### Problem description
Extract, exactly as written, each line from the start of the records below to the line containing "const orTicksDF = [0, 0.5, 1.0, 1.5, 2.0, 2.5, 3.0];", both ends included; drop the pictures.

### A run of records
◇ ◇ ◇ ◇ ◇ ◇ ◇

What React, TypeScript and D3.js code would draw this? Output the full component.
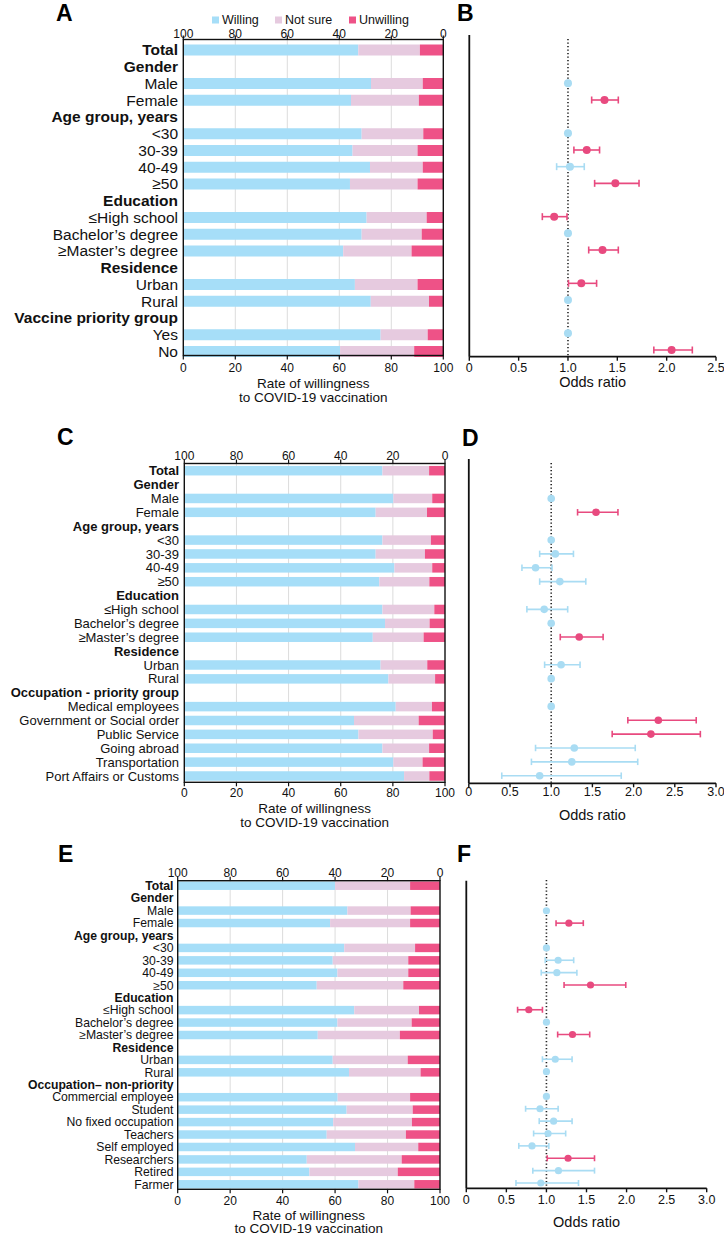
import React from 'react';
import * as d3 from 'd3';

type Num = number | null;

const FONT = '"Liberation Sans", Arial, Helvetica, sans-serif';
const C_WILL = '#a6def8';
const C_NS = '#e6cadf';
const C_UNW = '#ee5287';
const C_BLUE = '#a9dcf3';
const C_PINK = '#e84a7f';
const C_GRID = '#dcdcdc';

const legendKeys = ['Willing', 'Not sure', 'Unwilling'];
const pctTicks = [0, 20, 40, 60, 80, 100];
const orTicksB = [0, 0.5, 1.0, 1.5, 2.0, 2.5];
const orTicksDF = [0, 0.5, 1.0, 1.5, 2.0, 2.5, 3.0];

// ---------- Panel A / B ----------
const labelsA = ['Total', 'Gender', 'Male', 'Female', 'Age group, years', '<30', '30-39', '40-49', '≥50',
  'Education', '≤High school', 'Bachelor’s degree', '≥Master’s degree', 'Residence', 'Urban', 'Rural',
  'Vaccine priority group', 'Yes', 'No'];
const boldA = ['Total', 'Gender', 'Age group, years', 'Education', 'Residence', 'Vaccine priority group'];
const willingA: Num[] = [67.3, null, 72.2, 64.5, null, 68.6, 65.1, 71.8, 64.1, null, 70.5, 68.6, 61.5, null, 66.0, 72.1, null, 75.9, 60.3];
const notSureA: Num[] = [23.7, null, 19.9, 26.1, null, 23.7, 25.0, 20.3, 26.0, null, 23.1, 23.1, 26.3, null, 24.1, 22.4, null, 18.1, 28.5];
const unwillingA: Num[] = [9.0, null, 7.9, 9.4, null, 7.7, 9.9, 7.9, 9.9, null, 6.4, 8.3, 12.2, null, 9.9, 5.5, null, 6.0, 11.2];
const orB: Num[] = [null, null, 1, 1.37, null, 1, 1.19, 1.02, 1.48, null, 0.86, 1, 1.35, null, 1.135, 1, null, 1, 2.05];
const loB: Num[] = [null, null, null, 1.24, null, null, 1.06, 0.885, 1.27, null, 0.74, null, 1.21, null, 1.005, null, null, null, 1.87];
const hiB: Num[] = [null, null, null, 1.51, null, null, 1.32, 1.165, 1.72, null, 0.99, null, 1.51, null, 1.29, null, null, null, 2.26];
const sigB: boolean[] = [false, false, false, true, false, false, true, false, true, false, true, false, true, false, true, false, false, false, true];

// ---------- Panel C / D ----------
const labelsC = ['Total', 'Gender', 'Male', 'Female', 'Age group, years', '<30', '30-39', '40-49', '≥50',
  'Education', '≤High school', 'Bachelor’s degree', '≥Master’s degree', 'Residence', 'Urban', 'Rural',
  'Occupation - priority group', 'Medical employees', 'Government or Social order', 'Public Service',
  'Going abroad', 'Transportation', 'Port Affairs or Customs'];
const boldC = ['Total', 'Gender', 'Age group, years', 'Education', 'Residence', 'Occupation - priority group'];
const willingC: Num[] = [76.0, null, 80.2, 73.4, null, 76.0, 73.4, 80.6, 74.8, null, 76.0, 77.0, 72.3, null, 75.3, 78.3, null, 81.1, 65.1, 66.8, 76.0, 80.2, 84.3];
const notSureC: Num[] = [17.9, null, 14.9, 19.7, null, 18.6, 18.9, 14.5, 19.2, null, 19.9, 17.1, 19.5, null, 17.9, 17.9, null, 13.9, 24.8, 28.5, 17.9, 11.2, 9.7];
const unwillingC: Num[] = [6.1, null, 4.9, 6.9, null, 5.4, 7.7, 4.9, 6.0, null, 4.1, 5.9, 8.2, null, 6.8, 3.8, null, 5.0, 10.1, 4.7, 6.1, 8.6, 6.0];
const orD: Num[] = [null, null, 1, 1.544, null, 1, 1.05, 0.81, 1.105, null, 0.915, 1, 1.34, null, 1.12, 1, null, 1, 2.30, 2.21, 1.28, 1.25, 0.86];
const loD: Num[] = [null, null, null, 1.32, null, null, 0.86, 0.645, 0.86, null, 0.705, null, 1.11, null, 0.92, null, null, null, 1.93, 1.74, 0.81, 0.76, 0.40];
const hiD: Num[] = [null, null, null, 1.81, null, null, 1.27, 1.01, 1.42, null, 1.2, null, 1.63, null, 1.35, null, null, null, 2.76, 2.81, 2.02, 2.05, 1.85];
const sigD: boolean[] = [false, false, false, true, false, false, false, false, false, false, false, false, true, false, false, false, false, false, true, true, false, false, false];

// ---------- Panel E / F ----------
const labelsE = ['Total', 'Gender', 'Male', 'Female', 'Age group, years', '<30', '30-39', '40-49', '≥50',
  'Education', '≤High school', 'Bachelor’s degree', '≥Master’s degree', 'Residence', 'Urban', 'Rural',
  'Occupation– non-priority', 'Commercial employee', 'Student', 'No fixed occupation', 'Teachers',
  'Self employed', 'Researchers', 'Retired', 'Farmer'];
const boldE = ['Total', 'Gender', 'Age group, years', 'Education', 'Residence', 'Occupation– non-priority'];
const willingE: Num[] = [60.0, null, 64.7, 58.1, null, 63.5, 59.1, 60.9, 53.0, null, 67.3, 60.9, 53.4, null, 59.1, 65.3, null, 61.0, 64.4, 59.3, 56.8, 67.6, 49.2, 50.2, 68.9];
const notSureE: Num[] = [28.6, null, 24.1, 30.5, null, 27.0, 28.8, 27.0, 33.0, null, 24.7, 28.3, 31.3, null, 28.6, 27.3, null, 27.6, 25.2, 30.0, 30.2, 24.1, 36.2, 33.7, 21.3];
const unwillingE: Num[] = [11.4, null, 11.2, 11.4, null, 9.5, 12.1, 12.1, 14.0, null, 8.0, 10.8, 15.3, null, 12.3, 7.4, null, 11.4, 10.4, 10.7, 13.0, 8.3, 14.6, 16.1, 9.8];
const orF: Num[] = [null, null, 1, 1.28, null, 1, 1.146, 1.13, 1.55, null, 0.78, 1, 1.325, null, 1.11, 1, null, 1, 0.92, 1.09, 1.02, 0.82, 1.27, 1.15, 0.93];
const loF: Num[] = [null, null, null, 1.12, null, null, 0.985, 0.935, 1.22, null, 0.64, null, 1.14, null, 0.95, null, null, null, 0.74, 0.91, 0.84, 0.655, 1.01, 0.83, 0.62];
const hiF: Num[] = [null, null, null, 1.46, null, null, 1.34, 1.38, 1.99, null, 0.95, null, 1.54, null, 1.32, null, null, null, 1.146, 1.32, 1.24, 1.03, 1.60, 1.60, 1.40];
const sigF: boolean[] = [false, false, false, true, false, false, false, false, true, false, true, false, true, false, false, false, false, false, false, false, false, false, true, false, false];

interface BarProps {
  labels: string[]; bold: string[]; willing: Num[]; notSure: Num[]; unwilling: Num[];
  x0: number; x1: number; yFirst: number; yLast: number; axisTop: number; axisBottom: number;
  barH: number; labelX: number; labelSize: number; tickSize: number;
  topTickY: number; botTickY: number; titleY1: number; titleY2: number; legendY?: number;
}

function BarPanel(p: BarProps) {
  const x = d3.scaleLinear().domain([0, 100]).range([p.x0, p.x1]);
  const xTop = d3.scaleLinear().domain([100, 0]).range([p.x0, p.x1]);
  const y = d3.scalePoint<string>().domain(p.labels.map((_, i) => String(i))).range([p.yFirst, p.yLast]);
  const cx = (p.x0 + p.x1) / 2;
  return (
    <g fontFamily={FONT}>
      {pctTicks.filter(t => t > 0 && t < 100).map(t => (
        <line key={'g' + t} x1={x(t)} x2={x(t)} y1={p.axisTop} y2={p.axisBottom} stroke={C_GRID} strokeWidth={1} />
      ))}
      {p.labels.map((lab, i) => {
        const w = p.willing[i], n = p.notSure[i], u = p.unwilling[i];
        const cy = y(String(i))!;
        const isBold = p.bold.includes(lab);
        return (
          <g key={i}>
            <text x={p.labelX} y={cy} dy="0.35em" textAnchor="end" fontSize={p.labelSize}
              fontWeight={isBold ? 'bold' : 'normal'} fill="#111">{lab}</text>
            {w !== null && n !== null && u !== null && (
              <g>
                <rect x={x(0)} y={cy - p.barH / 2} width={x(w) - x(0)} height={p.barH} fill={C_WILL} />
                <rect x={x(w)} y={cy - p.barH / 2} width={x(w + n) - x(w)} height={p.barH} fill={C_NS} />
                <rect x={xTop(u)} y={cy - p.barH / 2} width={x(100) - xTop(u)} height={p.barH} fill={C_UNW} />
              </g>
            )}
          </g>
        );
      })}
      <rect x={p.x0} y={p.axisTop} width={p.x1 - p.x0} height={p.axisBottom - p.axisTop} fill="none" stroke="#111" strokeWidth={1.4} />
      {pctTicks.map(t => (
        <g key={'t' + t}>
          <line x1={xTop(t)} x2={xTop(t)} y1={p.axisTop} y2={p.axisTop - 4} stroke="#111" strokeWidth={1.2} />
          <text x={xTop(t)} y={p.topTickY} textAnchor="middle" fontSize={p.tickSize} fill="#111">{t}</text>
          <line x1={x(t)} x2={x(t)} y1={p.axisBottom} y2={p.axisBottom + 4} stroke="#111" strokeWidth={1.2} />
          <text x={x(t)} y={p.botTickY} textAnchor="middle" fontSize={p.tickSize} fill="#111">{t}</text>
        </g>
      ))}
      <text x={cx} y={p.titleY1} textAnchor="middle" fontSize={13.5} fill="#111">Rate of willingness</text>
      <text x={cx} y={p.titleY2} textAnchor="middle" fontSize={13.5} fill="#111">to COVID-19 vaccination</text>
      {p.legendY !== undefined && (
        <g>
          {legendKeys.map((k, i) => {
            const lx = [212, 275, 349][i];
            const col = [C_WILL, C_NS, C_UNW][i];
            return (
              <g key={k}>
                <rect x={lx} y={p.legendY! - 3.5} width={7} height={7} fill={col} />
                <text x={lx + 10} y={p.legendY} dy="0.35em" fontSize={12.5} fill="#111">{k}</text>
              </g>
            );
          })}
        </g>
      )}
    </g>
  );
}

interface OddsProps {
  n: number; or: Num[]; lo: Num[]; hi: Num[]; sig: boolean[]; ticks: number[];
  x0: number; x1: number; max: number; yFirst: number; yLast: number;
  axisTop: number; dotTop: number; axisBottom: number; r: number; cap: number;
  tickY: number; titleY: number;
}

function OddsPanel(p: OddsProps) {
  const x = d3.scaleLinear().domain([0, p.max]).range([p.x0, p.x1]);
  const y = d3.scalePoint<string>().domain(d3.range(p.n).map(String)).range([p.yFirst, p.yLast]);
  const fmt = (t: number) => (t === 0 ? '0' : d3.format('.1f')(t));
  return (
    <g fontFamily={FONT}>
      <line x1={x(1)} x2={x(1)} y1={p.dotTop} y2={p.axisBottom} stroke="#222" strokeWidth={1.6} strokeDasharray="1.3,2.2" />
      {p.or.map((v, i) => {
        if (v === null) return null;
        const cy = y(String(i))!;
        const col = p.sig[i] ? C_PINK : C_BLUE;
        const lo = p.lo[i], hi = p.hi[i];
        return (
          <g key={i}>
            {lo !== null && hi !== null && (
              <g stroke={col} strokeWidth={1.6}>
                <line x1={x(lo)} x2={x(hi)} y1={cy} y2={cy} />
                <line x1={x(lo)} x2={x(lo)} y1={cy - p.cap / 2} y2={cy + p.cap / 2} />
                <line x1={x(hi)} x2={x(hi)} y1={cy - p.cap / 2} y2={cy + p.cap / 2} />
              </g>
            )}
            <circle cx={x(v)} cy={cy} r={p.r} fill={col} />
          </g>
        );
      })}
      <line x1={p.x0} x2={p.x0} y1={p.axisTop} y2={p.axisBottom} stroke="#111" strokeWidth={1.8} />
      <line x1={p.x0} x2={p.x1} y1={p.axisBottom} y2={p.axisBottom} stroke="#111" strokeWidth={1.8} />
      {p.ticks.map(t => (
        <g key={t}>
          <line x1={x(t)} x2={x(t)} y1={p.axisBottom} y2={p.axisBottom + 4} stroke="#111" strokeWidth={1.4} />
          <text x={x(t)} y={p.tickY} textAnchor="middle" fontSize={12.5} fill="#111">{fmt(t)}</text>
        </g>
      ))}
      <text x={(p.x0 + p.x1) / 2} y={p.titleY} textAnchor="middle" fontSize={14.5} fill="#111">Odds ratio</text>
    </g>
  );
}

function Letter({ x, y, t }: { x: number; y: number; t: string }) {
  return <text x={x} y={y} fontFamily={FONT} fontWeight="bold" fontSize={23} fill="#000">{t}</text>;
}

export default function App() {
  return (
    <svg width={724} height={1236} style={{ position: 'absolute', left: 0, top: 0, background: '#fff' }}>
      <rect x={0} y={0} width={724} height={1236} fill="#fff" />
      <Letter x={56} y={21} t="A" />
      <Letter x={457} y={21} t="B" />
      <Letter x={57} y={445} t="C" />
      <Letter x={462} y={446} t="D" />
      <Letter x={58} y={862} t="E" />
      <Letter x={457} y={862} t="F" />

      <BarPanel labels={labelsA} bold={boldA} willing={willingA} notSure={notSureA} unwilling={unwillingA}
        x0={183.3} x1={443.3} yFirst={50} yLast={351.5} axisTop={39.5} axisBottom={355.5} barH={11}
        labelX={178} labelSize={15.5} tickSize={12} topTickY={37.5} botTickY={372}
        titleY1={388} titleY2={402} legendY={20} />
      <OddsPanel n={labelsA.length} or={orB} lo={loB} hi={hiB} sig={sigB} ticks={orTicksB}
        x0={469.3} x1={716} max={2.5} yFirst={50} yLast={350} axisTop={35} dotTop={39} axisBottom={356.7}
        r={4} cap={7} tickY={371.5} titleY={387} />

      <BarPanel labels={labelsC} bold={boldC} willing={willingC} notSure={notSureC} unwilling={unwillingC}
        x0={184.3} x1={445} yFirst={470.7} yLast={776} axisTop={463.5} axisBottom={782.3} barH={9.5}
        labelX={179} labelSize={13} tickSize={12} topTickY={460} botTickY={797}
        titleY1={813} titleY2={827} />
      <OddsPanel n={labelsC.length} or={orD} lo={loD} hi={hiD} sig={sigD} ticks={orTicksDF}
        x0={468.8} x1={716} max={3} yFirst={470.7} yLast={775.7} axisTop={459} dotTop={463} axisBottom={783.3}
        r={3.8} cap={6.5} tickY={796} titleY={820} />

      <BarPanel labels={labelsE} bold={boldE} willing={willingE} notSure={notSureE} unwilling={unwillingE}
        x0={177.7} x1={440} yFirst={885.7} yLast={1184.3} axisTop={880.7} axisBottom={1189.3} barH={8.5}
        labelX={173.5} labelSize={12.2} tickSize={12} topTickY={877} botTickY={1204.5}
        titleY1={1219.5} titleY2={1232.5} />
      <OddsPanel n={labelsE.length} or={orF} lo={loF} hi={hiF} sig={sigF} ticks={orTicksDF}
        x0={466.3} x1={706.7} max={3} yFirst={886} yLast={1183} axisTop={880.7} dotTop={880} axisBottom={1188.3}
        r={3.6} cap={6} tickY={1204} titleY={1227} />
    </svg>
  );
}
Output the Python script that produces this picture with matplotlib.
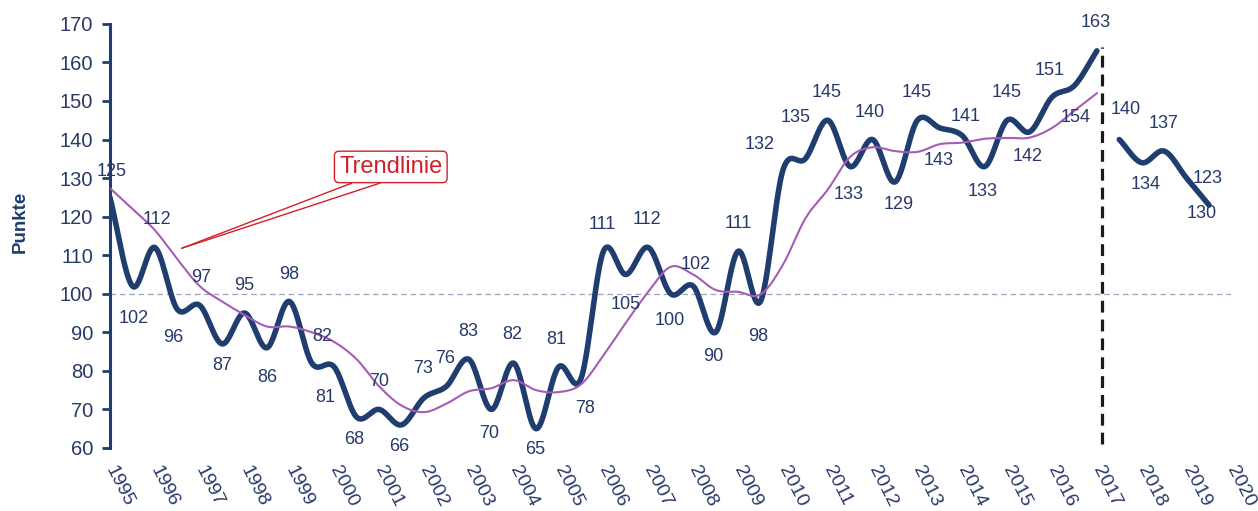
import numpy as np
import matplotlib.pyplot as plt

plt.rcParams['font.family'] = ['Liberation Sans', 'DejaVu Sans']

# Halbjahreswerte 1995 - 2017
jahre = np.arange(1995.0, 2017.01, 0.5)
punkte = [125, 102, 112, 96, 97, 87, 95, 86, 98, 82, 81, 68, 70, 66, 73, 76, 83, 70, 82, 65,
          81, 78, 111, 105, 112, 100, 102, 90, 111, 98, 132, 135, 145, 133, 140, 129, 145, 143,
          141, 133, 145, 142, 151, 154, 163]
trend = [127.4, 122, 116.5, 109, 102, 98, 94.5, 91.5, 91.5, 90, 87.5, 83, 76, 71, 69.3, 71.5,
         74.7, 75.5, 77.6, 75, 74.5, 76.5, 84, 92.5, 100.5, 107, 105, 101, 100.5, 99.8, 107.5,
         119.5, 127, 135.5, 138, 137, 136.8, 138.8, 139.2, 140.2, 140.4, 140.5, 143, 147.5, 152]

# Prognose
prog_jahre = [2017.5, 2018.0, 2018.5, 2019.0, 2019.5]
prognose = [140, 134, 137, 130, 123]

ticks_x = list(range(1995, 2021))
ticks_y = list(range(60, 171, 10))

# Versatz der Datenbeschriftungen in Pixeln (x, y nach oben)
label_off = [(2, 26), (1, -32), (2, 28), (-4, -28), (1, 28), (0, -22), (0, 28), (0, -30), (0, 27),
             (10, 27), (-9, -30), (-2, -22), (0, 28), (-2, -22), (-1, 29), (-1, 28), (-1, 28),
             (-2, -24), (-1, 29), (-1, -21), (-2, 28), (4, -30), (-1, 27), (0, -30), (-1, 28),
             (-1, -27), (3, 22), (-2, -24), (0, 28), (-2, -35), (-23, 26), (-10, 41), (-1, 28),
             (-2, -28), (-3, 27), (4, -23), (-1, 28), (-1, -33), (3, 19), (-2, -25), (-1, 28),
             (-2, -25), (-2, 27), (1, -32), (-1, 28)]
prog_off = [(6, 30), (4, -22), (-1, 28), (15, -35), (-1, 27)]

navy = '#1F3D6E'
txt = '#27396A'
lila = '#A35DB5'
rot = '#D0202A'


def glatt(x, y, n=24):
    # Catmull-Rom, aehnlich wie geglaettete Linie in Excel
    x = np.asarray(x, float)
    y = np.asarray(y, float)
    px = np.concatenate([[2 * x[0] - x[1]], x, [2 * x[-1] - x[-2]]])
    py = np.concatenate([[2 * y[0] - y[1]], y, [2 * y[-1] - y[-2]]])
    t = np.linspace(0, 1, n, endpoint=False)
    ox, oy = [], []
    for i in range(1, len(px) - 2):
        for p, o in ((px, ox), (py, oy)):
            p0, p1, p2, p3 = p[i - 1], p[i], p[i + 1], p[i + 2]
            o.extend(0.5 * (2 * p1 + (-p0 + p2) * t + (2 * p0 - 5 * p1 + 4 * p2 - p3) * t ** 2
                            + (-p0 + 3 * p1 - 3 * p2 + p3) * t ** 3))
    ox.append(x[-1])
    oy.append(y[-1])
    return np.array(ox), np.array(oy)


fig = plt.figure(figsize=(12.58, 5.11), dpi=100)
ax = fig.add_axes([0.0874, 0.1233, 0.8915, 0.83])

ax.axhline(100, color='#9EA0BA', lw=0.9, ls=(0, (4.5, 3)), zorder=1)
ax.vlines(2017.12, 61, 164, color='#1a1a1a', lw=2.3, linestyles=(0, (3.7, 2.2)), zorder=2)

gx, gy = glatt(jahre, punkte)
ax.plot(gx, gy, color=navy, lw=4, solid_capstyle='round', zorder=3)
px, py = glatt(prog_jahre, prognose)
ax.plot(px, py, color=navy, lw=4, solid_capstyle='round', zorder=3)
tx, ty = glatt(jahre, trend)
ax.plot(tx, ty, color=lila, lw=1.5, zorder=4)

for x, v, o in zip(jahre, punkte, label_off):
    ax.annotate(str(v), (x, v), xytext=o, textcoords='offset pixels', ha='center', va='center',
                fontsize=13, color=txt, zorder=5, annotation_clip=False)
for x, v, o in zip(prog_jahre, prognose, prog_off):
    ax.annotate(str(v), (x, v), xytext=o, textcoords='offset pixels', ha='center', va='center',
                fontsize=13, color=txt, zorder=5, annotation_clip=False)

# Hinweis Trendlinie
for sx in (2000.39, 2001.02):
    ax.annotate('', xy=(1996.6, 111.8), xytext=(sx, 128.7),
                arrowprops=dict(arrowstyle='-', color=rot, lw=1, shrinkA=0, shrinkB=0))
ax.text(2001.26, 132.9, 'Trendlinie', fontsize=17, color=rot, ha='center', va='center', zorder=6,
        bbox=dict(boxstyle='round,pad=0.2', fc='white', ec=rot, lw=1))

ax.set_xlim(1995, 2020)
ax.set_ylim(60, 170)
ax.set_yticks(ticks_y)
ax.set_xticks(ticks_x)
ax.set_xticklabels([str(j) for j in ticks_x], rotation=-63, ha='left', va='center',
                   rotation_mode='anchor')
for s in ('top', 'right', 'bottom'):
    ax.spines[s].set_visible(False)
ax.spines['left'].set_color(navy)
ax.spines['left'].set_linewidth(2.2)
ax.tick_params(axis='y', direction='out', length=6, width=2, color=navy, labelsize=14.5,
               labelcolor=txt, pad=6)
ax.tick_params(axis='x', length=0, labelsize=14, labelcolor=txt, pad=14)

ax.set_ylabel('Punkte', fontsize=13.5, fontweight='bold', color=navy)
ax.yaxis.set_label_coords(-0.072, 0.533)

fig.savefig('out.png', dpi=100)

◇ ◇ ◇ ◇ ◇ ◇ ◇

### Task output
What React, TypeScript and D3.js code would draw this? Output the full component.
import React from 'react';
import * as d3 from 'd3';

type Num = number | null;

const FONT = '"Liberation Sans", Arial, Helvetica, sans-serif';
const C_WILL = '#a6def8';
const C_NS = '#e6cadf';
const C_UNW = '#ee5287';
const C_BLUE = '#a9dcf3';
const C_PINK = '#e84a7f';
const C_GRID = '#dcdcdc';

const legendKeys = ['Willing', 'Not sure', 'Unwilling'];
const pctTicks = [0, 20, 40, 60, 80, 100];
const orTicksB = [0, 0.5, 1.0, 1.5, 2.0, 2.5];
const orTicksDF = [0, 0.5, 1.0, 1.5, 2.0, 2.5, 3.0];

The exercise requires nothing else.